• _Directions_: Extract all lines that hold the string "this".
▶
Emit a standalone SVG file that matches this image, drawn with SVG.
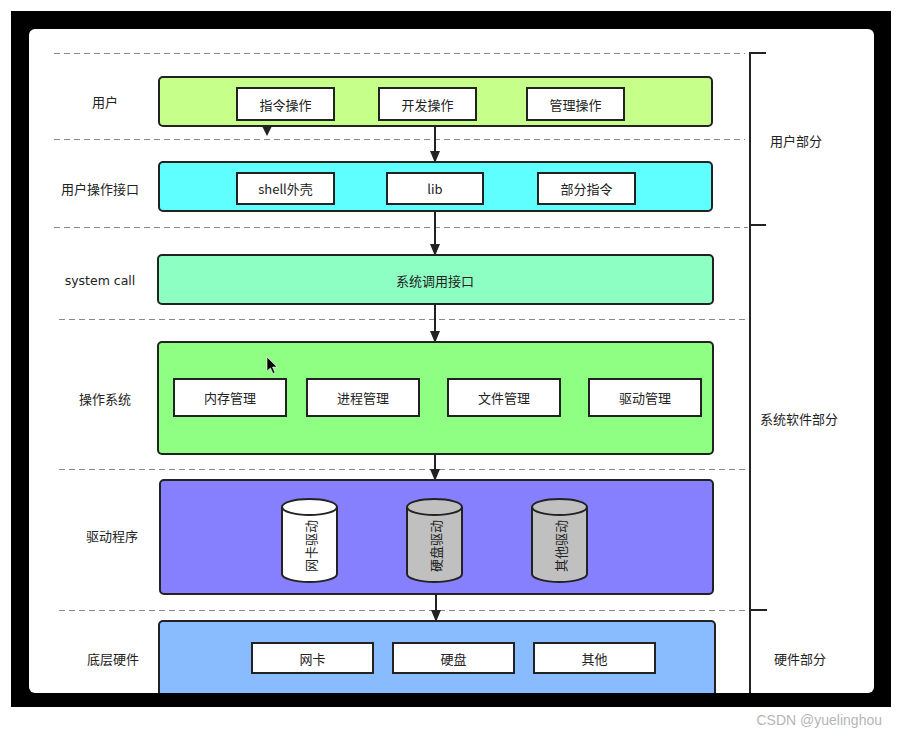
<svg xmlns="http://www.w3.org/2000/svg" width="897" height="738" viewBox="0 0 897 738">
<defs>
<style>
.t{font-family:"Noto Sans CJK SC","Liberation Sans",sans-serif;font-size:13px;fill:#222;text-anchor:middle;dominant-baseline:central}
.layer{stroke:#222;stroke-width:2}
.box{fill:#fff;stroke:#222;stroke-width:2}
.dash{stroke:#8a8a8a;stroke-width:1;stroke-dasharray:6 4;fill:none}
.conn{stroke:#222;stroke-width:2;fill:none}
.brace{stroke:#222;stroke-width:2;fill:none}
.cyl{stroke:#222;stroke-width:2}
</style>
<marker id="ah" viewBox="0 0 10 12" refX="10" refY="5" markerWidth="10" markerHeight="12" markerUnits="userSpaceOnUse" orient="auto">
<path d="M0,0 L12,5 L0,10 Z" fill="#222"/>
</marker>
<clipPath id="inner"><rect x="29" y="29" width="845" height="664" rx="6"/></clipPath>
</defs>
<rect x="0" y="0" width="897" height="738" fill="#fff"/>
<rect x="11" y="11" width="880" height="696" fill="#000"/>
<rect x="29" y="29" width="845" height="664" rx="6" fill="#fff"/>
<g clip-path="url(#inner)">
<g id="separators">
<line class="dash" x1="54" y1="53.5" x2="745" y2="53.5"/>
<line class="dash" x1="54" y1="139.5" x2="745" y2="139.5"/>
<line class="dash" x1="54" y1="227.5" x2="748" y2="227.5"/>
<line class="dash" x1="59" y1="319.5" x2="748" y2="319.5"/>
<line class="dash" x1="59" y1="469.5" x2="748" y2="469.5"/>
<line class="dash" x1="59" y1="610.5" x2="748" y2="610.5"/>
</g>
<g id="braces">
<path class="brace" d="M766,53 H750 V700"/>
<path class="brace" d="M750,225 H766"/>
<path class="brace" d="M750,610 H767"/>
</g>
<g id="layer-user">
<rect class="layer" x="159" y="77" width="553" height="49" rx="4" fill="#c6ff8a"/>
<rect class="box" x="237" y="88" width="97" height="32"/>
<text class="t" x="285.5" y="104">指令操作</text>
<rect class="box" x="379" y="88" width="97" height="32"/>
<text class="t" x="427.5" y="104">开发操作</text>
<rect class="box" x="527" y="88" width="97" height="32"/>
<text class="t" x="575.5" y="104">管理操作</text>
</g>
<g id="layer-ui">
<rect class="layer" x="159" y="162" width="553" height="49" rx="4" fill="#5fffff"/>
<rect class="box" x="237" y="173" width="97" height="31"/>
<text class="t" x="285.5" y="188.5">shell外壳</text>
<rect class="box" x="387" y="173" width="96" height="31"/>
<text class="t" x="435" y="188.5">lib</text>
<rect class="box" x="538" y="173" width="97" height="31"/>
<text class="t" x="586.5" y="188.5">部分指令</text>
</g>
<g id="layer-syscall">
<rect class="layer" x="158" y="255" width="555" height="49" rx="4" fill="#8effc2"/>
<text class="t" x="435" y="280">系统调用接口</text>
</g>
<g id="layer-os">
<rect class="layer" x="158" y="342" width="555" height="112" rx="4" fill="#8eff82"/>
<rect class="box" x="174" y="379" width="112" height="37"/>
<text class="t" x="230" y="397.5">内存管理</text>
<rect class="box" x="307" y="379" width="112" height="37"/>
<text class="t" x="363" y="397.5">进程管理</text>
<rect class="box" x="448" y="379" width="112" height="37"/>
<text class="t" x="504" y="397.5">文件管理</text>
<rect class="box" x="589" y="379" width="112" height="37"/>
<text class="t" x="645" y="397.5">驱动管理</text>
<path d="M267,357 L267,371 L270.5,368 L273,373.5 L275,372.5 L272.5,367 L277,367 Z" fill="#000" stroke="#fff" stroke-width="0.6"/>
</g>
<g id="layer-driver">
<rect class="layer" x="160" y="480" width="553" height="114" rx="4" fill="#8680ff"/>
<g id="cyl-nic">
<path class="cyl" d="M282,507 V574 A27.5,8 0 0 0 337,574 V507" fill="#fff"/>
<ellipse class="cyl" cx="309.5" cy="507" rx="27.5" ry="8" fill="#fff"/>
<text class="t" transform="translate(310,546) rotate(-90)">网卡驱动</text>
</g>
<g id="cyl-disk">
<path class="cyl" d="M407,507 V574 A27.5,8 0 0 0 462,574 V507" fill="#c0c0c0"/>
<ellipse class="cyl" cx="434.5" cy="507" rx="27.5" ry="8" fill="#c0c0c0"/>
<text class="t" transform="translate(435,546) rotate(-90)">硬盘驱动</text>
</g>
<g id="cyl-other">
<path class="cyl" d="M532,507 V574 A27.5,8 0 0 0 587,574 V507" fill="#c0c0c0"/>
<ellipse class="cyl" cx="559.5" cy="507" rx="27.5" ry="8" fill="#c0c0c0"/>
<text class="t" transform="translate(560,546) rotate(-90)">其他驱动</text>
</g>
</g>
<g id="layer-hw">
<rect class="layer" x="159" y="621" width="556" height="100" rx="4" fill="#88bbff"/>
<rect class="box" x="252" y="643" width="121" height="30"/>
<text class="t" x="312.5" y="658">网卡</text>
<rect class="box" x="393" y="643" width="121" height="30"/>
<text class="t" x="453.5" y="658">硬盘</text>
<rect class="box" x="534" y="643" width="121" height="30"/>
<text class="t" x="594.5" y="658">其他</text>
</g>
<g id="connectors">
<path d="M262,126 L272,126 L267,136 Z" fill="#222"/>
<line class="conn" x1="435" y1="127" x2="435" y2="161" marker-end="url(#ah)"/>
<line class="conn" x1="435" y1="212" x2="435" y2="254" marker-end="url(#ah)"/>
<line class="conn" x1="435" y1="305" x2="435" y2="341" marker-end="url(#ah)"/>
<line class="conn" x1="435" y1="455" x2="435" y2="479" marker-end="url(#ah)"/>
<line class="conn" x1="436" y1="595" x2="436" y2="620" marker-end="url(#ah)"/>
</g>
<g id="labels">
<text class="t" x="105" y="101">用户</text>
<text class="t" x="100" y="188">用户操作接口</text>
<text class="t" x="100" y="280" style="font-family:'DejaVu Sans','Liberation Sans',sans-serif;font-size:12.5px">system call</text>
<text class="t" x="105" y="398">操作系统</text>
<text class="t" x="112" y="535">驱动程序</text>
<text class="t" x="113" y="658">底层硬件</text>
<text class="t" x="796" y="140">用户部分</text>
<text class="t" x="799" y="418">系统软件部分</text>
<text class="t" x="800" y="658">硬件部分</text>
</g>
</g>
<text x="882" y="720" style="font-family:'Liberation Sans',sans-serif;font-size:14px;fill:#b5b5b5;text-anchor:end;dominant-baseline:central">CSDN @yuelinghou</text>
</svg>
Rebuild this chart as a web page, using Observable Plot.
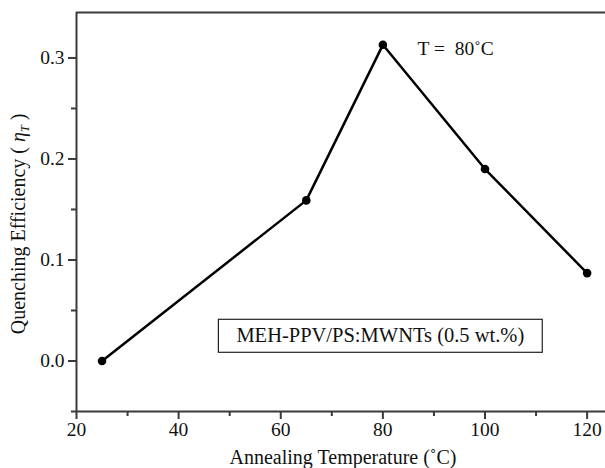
◀
• _Solution_:
Emit a standalone SVG file that matches this image, drawn with SVG.
Rebuild this chart as a web page, using Observable Plot.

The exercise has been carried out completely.